Cargo Jet Crashes Into Miami Business Area, Killing 4 Hundreds On Ground Flee In Terror, Escape Injury From Flying Parts, Fire
A cargo plane plunged into a heavily populated commercial area moments after takeoff from Miami International Airport Thursday, killing its four crew members but sparing hundreds of people on the ground, many of whom fled in terror as the DC-8 jet skidded across an eight-lane street before coming to rest in a shopping mall parking lot.
Witnesses said the plane shot “up like a rocket” seconds after takeoff, then crashed into a field, where it spewed flames and parts as it rammed through a wire fence and glided across the busy thoroughfare.
“There was an explosion and then a ball of fire,” said Jorge Capote, 39, one of about two dozen striking United Parcel Service employees who watched the disaster unfold from their posts on the picket line a block away.
“People were running everywhere,” added UPS driver Carlos Rivera, 50, who said the plane “went straight up and then dropped like a helicopter.”
The victims included the pilot, co-pilot, engineer and a security guard employed by the company whose cargo was being transported.
The plane, owned by Fine Air Services, was carrying about 80,000 pounds of goods, primarily textiles that were bound for Santo Domingo, Dominican Republic.
Metro-Dade police said there were no toxic materials on board.
The only injuries to people on the ground, according to police Lt. Linda O’Brien, were two customers of one of the nearby stores, who were treated at the scene for minor injuries.
The shops, mostly small wholesalers and retailers, were evacuated. One report said firefighters were concerned that the burning rubble could set off a gas line that runs beneath the street.
The crash site is in the heart of metropolitan Miami’s largest employment area, the fast-growing West Dade section that begins at the airport and extends westward to the Everglades.
Although it was lunch hour, there were no cars or pedestrians in the path of the plane as it careened into the parking lot, sending workers in the shops and warehouses screaming into the street.
“I looked to my left and this plane’s coming at me,” said one unidentified woman, in a comment typical of many who narrowly escaped disaster.
Hours after the crash, the wreckage continued to smolder as scores of firefighters worked to clean up the debris.
Operations at Miami International were slowed for most of the afternoon, but had returned to near normal Thursday evening.

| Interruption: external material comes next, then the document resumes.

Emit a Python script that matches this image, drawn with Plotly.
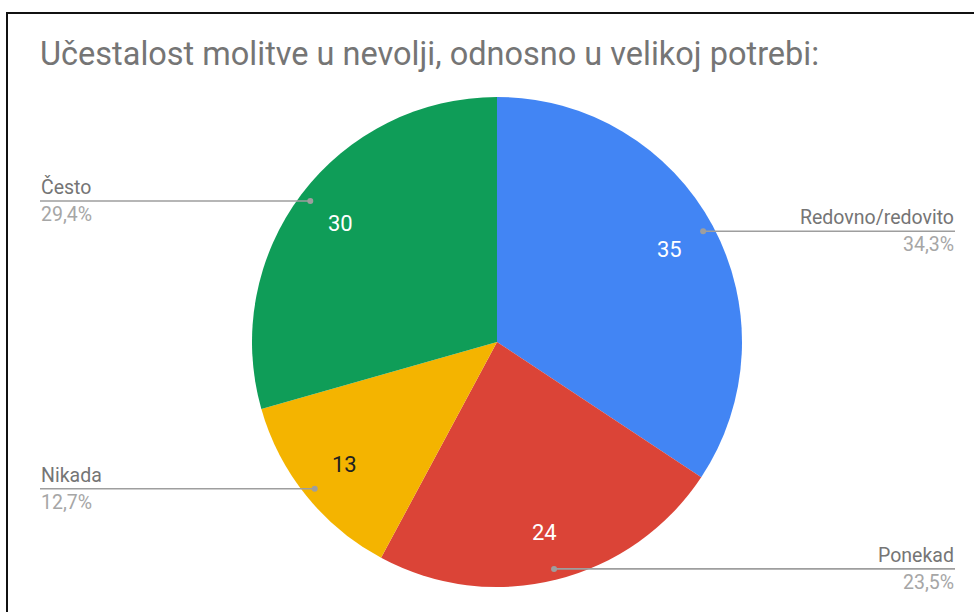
import math
import plotly.graph_objects as go

title = "Učestalost molitve u nevolji, odnosno u velikoj potrebi:"
labels = ["Redovno/redovito", "Ponekad", "Nikada", "Često"]
values = [35, 24, 13, 30]
percent_labels = ["34,3%", "23,5%", "12,7%", "29,4%"]
colors = ["#4285F4", "#DB4437", "#F4B400", "#0F9D58"]
value_text_colors = ["#FFFFFF", "#FFFFFF", "#212121", "#FFFFFF"]

W, H = 974, 612
CX, CY, R = 497, 342, 245  # pie centre / radius in pixels
LEFT_X, RIGHT_X = 40, 955


def px(x):
    return x / W


def py(y):
    return 1 - y / H


fig = go.Figure()
fig.add_trace(go.Pie(
    labels=labels,
    values=values,
    sort=False,
    direction="clockwise",
    rotation=0,
    marker=dict(colors=colors, line=dict(width=0)),
    textinfo="none",
    hoverinfo="label+value+percent",
    showlegend=False,
    domain=dict(x=[px(CX - R), px(CX + R)], y=[py(CY + R), py(CY - R)]),
))

annotations = []
shapes = []
total = sum(values)
cum = 0
for lab, v, pct, tc in zip(labels, values, percent_labels, value_text_colors):
    mid = (cum + v / 2) / total * 2 * math.pi
    cum += v
    sx, cy_ = math.sin(mid), math.cos(mid)
    # value label inside
    vx, vy = CX + 0.8 * R * sx, CY - 0.8 * R * cy_
    annotations.append(dict(x=px(vx), y=py(vy), xref="paper", yref="paper",
                            text=str(v), showarrow=False,
                            font=dict(family="Roboto", size=22, color=tc),
                            xanchor="center", yanchor="middle"))
    # leader line dot
    dx, dy = CX + 0.955 * R * sx, CY - 0.955 * R * cy_
    right = sx > 0
    ex = RIGHT_X if right else LEFT_X
    shapes.append(dict(type="line", xref="paper", yref="paper",
                       x0=px(dx), y0=py(dy), x1=px(ex), y1=py(dy),
                       line=dict(color="#9E9E9E", width=1.6)))
    shapes.append(dict(type="circle", xref="paper", yref="paper",
                       x0=px(dx - 3), x1=px(dx + 3), y0=py(dy + 3), y1=py(dy - 3),
                       fillcolor="#9E9E9E", line=dict(width=0)))
    anchor = "right" if right else "left"
    annotations.append(dict(x=px(ex), y=py(dy - 1), xref="paper", yref="paper",
                            text=lab, showarrow=False, xanchor=anchor, yanchor="bottom",
                            font=dict(family="Roboto", size=19.5, color="#757575"),
                            borderpad=0))
    annotations.append(dict(x=px(ex), y=py(dy + 1), xref="paper", yref="paper",
                            text=pct, showarrow=False, xanchor=anchor, yanchor="top",
                            font=dict(family="Roboto", size=19.5, color="#A6A6A6"),
                            borderpad=0))

# title
annotations.append(dict(x=px(38), y=py(54), xref="paper", yref="paper",
                        text=title, showarrow=False, xanchor="left", yanchor="middle",
                        font=dict(family="Roboto", size=32.5, color="#757575")))

# outer frame
shapes.append(dict(type="rect", xref="paper", yref="paper",
                   x0=px(7), x1=px(W + 20), y0=py(H + 20), y1=py(13),
                   line=dict(color="#111111", width=2), fillcolor="rgba(0,0,0,0)"))

fig.update_layout(
    width=W, height=H,
    margin=dict(l=0, r=0, t=0, b=0),
    paper_bgcolor="white",
    plot_bgcolor="white",
    annotations=annotations,
    shapes=shapes,
)

fig.write_html("out.html", config={"displayModeBar": False},
               post_script="document.body.style.margin='0';document.body.style.overflow='hidden';")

The accounts of witnesses describing the plane first bolting upward, wobbling and then sinking prompted speculation that the plane’s cargo may have shifted at takeoff, causing the tail to dip, but a spokesman for the National Transportation Safety Board said it was too soon to speculate on a cause. Both of the plane’s flight data recorders were recovered, he said, and sent to Washington Thursday night for examination.